December 8, 2011

Superheroes & Angels

Grief is a weird thing. It's strange, unpredictable, terrifying, and sometimes awkward. 

It's easy to feel comforted by family and by laughter of happy memories, but on a moment's notice the laughs quickly turn to tears. Maybe it's an expression in a photo, or a memory lingering in your mind that reminds you things aren't the same. For me, the moments when I notice the absence of a laugh or the spark of a story are the ones that weigh most heavy.

My aunt passed away on Monday after bravely beating back cancer for six years. Without a doubt, she is the bravest person I've ever known. She lived her best life; loving with all she had and enduring unimaginable pain with a gracious smile, all so that we could enjoy her for as long as she could possibly handle it.

She was a superhero, a warrior...and over the course of the last few years, she made people around her believe she was unbeatable. Incredibly, she did it all with grace and acceptance. She could have been bitter or angry and dwelled on the unfairness of it all, but that attitude would have killed her a long time ago. Instead, she proceeded with her kind reserve and spunk for which we all knew her best. Along the way, she inspired all those around her to live more intentionally, boldly, and graciously.

I knew before I even answered my phone at 5:45 Monday morning. As soon as I saw my mom's caller ID, my brain rushed through a panicky thought I know what this must be, but if I don't answer the call maybe it won't be real. Maybe my mom forgot about the time change? I hope this isn't what I think... "Hello?" I said in a groveled, half-asleep voice.

And so the week of tears, hugs, plane tickets, work arrangements, and missed calls with accompanying voice messages of love and support began... 

As much as I knew I needed to be home, part of me was terrified.

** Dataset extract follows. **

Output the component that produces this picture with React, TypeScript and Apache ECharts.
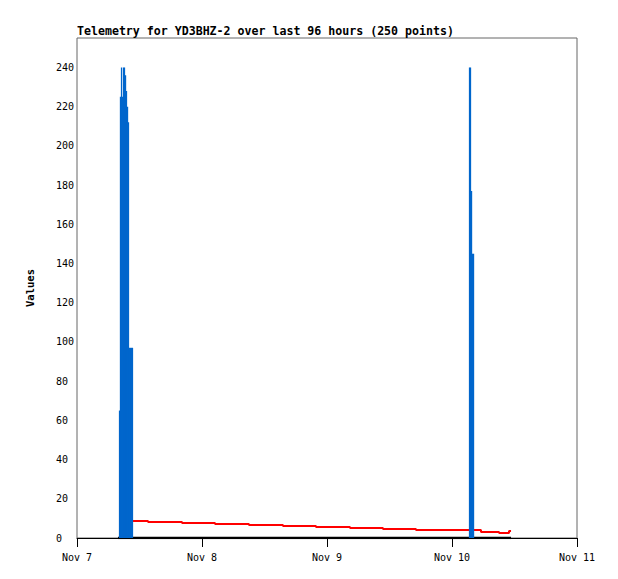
import React, { useEffect, useRef } from "react";
import * as echarts from "echarts";

const titleText = "Telemetry for YD3BHZ-2 over last 96 hours (250 points)";
const yAxisName = "Values";
const monthNames = ["Jan", "Feb", "Mar", "Apr", "May", "Jun", "Jul", "Aug", "Sep", "Oct", "Nov", "Dec"];

const xStart = "2024-11-07T00:00:00Z";
const xEnd = "2024-11-11T00:00:00Z";
const yMax = 255;
const yInterval = 20;

// Blue telemetry channel (impulse-like bars)
const blueTimes = [
  "2024-11-07T08:10:00Z", "2024-11-07T08:21:00Z", "2024-11-07T08:33:00Z", "2024-11-07T08:44:00Z",
  "2024-11-07T08:56:00Z", "2024-11-07T09:07:00Z", "2024-11-07T09:19:00Z", "2024-11-07T09:30:00Z",
  "2024-11-07T09:42:00Z", "2024-11-07T09:53:00Z", "2024-11-07T10:05:00Z", "2024-11-07T10:16:00Z",
  "2024-11-07T10:28:00Z", "2024-11-07T10:39:00Z",
  "2024-11-10T03:22:00Z", "2024-11-10T03:33:00Z", "2024-11-10T03:45:00Z", "2024-11-10T03:56:00Z",
  "2024-11-10T04:08:00Z",
];
const blueValues = [65, 225, 240, 225, 240, 240, 236, 228, 220, 212, 97, 97, 97, 97, 240, 240, 177, 145, 145];

// Red telemetry channel (slowly decreasing)
const redTimes = [
  "2024-11-07T09:13:00Z", "2024-11-07T13:38:00Z", "2024-11-07T20:10:00Z", "2024-11-08T02:30:00Z",
  "2024-11-08T09:01:00Z", "2024-11-08T15:33:00Z", "2024-11-08T21:53:00Z", "2024-11-09T04:25:00Z",
  "2024-11-09T10:45:00Z", "2024-11-09T17:05:00Z", "2024-11-10T05:34:00Z", "2024-11-10T09:02:00Z",
  "2024-11-10T10:57:00Z", "2024-11-10T11:20:00Z",
];
const redValues = [8.7, 8.2, 7.7, 7.2, 6.6, 6.1, 5.6, 5.1, 4.6, 4.1, 3.1, 2.6, 3.6, 3.6];

// Black telemetry channel (zero)
const blackTimes = ["2024-11-07T07:52:00Z", "2024-11-10T11:20:00Z"];
const blackValues = [0, 0];

const toPairs = (times: string[], vals: number[]) => times.map((t, i) => [Date.parse(t), vals[i]]);

export default function App() {
  const ref = useRef<HTMLDivElement>(null);
  useEffect(() => {
    if (!ref.current) return;
    const chart = echarts.init(ref.current, undefined, { renderer: "svg" });
    const mono = "DejaVu Sans Mono";
    chart.setOption({
      animation: false,
      backgroundColor: "#ffffff",
      title: {
        text: titleText,
        left: 77,
        top: 25,
        padding: 0,
        textStyle: { fontFamily: mono, fontSize: 11.6, fontWeight: "bold", color: "#000" },
      },
      grid: {
        left: 77,
        top: 38,
        width: 500,
        height: 500,
        show: true,
        borderColor: "#666",
        borderWidth: 1,
        backgroundColor: "transparent",
      },
      xAxis: {
        type: "value",
        min: Date.parse(xStart),
        max: Date.parse(xEnd),
        interval: 86400000,
        splitLine: { show: false },
        axisLine: { show: true, lineStyle: { color: "#000", width: 1 } },
        axisTick: { show: true, length: 9, lineStyle: { color: "#000" } },
        axisLabel: {
          margin: 14,
          fontFamily: mono,
          fontSize: 10,
          color: "#000",
          formatter: (v: number) => {
            const d = new Date(v);
            return monthNames[d.getUTCMonth()] + " " + d.getUTCDate();
          },
        },
      },
      yAxis: {
        type: "value",
        min: 0,
        max: yMax,
        interval: yInterval,
        name: yAxisName,
        nameLocation: "middle",
        nameGap: 42,
        nameTextStyle: { fontFamily: mono, fontSize: 10.5, fontWeight: "bold", color: "#000" },
        splitLine: { show: false },
        axisLine: { show: false },
        axisTick: { show: false },
        axisLabel: {
          showMaxLabel: false,
          align: "left",
          margin: 21,
          fontFamily: mono,
          fontSize: 10,
          color: "#000",
        },
      },
      series: [
        {
          type: "line",
          data: toPairs(blackTimes, blackValues),
          showSymbol: false,
          lineStyle: { color: "#000", width: 2.5 },
          z: 1,
        },
        {
          type: "line",
          step: "end",
          data: toPairs(redTimes, redValues),
          showSymbol: false,
          lineStyle: { color: "#ff0000", width: 2 },
          z: 2,
        },
        {
          type: "bar",
          data: toPairs(blueTimes, blueValues),
          barWidth: 1.3,
          itemStyle: { color: "#0066cc" },
          z: 3,
        },
      ],
    });
    return () => chart.dispose();
  }, []);
  return (
    <div
      ref={ref}
      style={{ position: "fixed", left: 0, top: 0, width: 618, height: 579, background: "#fff" }}
    />
  );
}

It's almost as if being in a faraway place keeps the gravity of the situation off in the distance. It's scary anticipating the wall of emotion that you know will inevitably hit you the instant you're physically in a place in which your loved one spent a lot of time.

Awful as they may be, they are emotions that need to be felt, recognized, and healed through the love and support of family and friends.

Three years ago, my aunt, uncle, and cousins came to visit me during my last week in Rome. We stayed in a rented apartment just a block away from the Spanish Steps and I proudly paraded my family around the city I was head over heels for. We cooked beautiful, huge dinners in the apartment and haphazardly slept on pullout couches and mattresses. (And nearly every night I had something outrageous to say in my sleep, which gave everyone a good laugh in the morning).

I cherish that trip so much. It was during that period when I realized that even though cancer has the power to eat through a body, it can't come close to a soul. Even as my aunt's disease spread, shrunk, grew, and morphed inside her body, she was transforming her life outside her skin. She was living in exultation, genuinely cherishing her family and friends and soaking in the scenery and smells every single day. 

She was perseverance, grace, kindness, and love. Those are things that no disease -- not even cancer -- can ever, ever take away.